Estaba en una ciudad pequeña, porteña. Era todo tan azul, que recordaba a ciertas ciudades del sur de Chile, o tal vez más como del Mediterráneo, donde todo está lleno de contrastes cromáticos, bañadas las rocas por un sol fuerte y directo. Había embarcaciones atadas a un muelle sencillo, de madera oscura. Las casas eran pocas, y todas pintadas de blanco o celeste. El verde sólo pertenecía a las plantas y árboles, abundantes y hermosas.
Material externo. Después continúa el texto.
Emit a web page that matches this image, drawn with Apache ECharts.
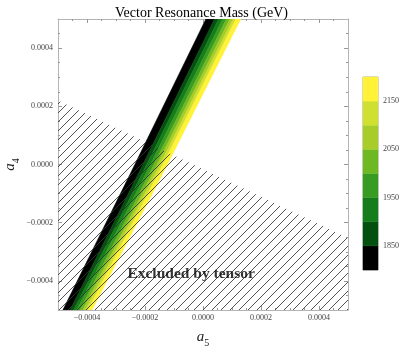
<!DOCTYPE html>
<html><head><meta charset="utf-8">
<script src="https://cdn.jsdelivr.net/npm/echarts@6/dist/echarts.min.js"></script>
<style>html,body{margin:0;padding:0;background:#fff}#c{width:403px;height:348px}</style>
</head><body><div id="c"></div>
<script>
// ---- data ----
const titleText = 'Vector Resonance Mass (GeV)';
const massLevels = [1800, 1850, 1900, 1950, 2000, 2050, 2100, 2150, 2200];
const levelColors = ['#000000', '#03500f', '#157d19', '#389b22', '#6eb823', '#a8cd2a', '#d0e031', '#fff238'];
const colorbarLabels = [1850, 1950, 2050, 2150];

// contour boundaries (a5 value) along three rows of a4
const bandRowsA4 = [-0.0005, 0, 0.0005];
const boundaryA5Bottom = [-0.000483, -0.000458, -0.000446, -0.000435, -0.000424, -0.000414, -0.000405, -0.000396, -0.000383];
const boundaryA5Middle = [-0.000235, -0.000207, -0.000194, -0.000181, -0.000169, -0.000158, -0.000148, -0.000138, -0.000123];
const boundaryA5Top = [0.000010, 0.000040, 0.000054, 0.000068, 0.000081, 0.000093, 0.000104, 0.000114, 0.000130];

// excluded (hatched) region
const hatchA5 = [-0.0005, 0.0005, 0.0005, -0.0005];
const hatchA4 = [0.00022, -0.000253, -0.0005, -0.0005];
const annotationText = 'Excluded by tensor';
const annotationA5 = -0.000041;
const annotationA4 = -0.000376;

const majorTicks = [-0.0004, -0.0002, 0, 0.0002, 0.0004];
const minorTicks = [-0.00045, -0.00035, -0.0003, -0.00025, -0.00015, -0.0001, -0.00005,
  0.00005, 0.0001, 0.00015, 0.00025, 0.0003, 0.00035, 0.00045];

// ---- rendering ----
const SERIF = 'Liberation Serif';
const boundaryRows = [boundaryA5Bottom, boundaryA5Middle, boundaryA5Top];

const hatchCanvas = document.createElement('canvas');
hatchCanvas.width = 9; hatchCanvas.height = 9;
(function () {
  const g = hatchCanvas.getContext('2d');
  g.strokeStyle = '#333'; g.lineWidth = 0.85;
  g.beginPath();
  g.moveTo(-1, 10); g.lineTo(10, -1);
  g.moveTo(-1, 1); g.lineTo(1, -1);
  g.moveTo(8, 10); g.lineTo(10, 8);
  g.stroke();
})();

function fmt(v) {
  const s = (Math.abs(v) < 1e-12 ? 0 : v).toFixed(4);
  return s.replace('-', '\u2212');
}

function frameAxis(isX, pos, major, labels) {
  return {
    type: 'value', gridIndex: 0, position: pos,
    min: -0.0005, max: 0.0005,
    splitLine: { show: false },
    axisLine: { show: major, onZero: false, lineStyle: { color: '#b4b4b4', width: 1 } },
    axisTick: { show: true, inside: true, length: major ? 4 : 2,
      customValues: major ? majorTicks : minorTicks,
      lineStyle: { color: '#999', width: 1 } },
    axisLabel: { show: labels, customValues: majorTicks, formatter: fmt,
      fontFamily: SERIF, fontSize: 8, color: '#444', margin: isX ? 4 : 5 }
  };
}

const richName = {
  a: { fontFamily: SERIF, fontStyle: 'italic', fontSize: 15, color: '#222', padding: [0, 0, 3, 0] },
  s: { fontFamily: SERIF, fontSize: 10, color: '#222', verticalAlign: 'bottom' }
};

const xAxes = [
  Object.assign(frameAxis(true, 'bottom', true, true), { name: '{a|a}{s|5}', nameLocation: 'middle', nameGap: 20, nameMoveOverlap: false, nameTextStyle: { rich: richName } }),
  frameAxis(true, 'top', true, false),
  frameAxis(true, 'bottom', false, false),
  frameAxis(true, 'top', false, false),
  { type: 'category', gridIndex: 1, data: [''], show: false }
];
const yAxes = [
  Object.assign(frameAxis(false, 'left', true, true), { name: '{a|a}{s|4}', nameLocation: 'middle', nameGap: 37, nameMoveOverlap: false, nameTextStyle: { rich: richName } }),
  frameAxis(false, 'right', true, false),
  frameAxis(false, 'left', false, false),
  frameAxis(false, 'right', false, false),
  { type: 'value', gridIndex: 1, position: 'right', min: massLevels[0], max: massLevels[massLevels.length - 1],
    splitLine: { show: false }, axisLine: { show: false }, axisTick: { show: false },
    axisLabel: { customValues: colorbarLabels, formatter: v => String(v), fontFamily: SERIF, fontSize: 8, color: '#444', margin: 5 } }
];

const chart = echarts.init(document.getElementById('c'), null, { renderer: 'canvas' });
chart.setOption({
  animation: false,
  backgroundColor: '#fff',
  title: { text: titleText, left: 'center', top: 1,
    textStyle: { fontFamily: SERIF, fontSize: 14, fontWeight: 'normal', color: '#000' } },
  grid: [
    { left: 58, right: 55, top: 19, bottom: 38, outerBoundsMode: 'none' },
    { left: 363, top: 77, width: 15, height: 193, show: true, borderColor: '#aaa', borderWidth: 1, outerBoundsMode: 'none' }
  ],
  xAxis: xAxes,
  yAxis: yAxes,
  series: [
    {
      type: 'custom', xAxisIndex: 0, yAxisIndex: 0, clip: true, z: 2,
      data: levelColors.map((c, i) => [boundaryA5Bottom[i], bandRowsA4[0]]),
      renderItem: function (params, api) {
        const i = params.dataIndex;
        const pts = [];
        for (let k = 0; k < bandRowsA4.length; k++) pts.push(api.coord([boundaryRows[k][i], bandRowsA4[k]]));
        for (let k = bandRowsA4.length - 1; k >= 0; k--) pts.push(api.coord([boundaryRows[k][i + 1], bandRowsA4[k]]));
        return { type: 'polygon', shape: { points: pts },
          style: { fill: levelColors[i], stroke: levelColors[i], lineWidth: 0.6 } };
      }
    },
    {
      type: 'custom', xAxisIndex: 0, yAxisIndex: 0, clip: true, z: 3,
      data: [[hatchA5[0], hatchA4[0]]],
      renderItem: function (params, api) {
        const pts = hatchA5.map((x, k) => api.coord([x, hatchA4[k]]));
        return { type: 'polygon', shape: { points: pts },
          style: { fill: { image: hatchCanvas, repeat: 'repeat' }, stroke: null } };
      }
    },
    {
      type: 'scatter', xAxisIndex: 0, yAxisIndex: 0, z: 5, symbolSize: 0,
      data: [[annotationA5, annotationA4]],
      label: { show: true, position: 'inside', formatter: annotationText,
        fontFamily: SERIF, fontWeight: 'bold', fontSize: 15.5, color: '#000' }
    },
    {
      type: 'custom', xAxisIndex: 4, yAxisIndex: 4, z: 2,
      data: massLevels.slice(0, -1).map((lo, i) => [0, lo, massLevels[i + 1]]),
      encode: { x: 0, y: [1, 2] },
      renderItem: function (params, api) {
        const p0 = api.coord([0, api.value(1)]);
        const p1 = api.coord([0, api.value(2)]);
        const w = api.size([1, 0])[0];
        return { type: 'rect', shape: { x: p0[0] - w / 2, y: p1[1], width: w, height: p0[1] - p1[1] },
          style: { fill: levelColors[params.dataIndex], stroke: levelColors[params.dataIndex], lineWidth: 0.4 } };
      }
    }
  ]
});
</script></body></html>
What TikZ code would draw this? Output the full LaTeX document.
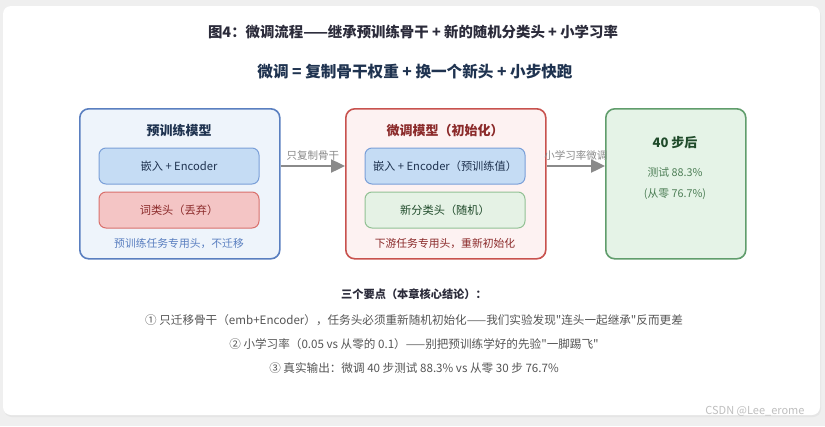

Eso sí, lo mejor del sueño, era su mar intenso, transparente y tibio. Tropical, puede ser. Y era tan sencillo nadar ahí, sin prisa, como saboreando cada momento. Uno podía ver los maderos bajo el agua, las burbujas luminosas, el sol filtrándose desde arriba. Hace mucho que no estoy en contacto con el agua de mar, ni menos con la inmensidad de su azul.
Sin embargo, el sueño tenía un acento de prisa, de deber, como cuando uno va con poco tiempo a un lugar hermoso. Así y todo era precioso. Estaba ahí mi madre, al parecer. Yo sólo recuerdo cómo se veía mi piel bajo el agua, mientras buceaba. Era una niña de nuevo.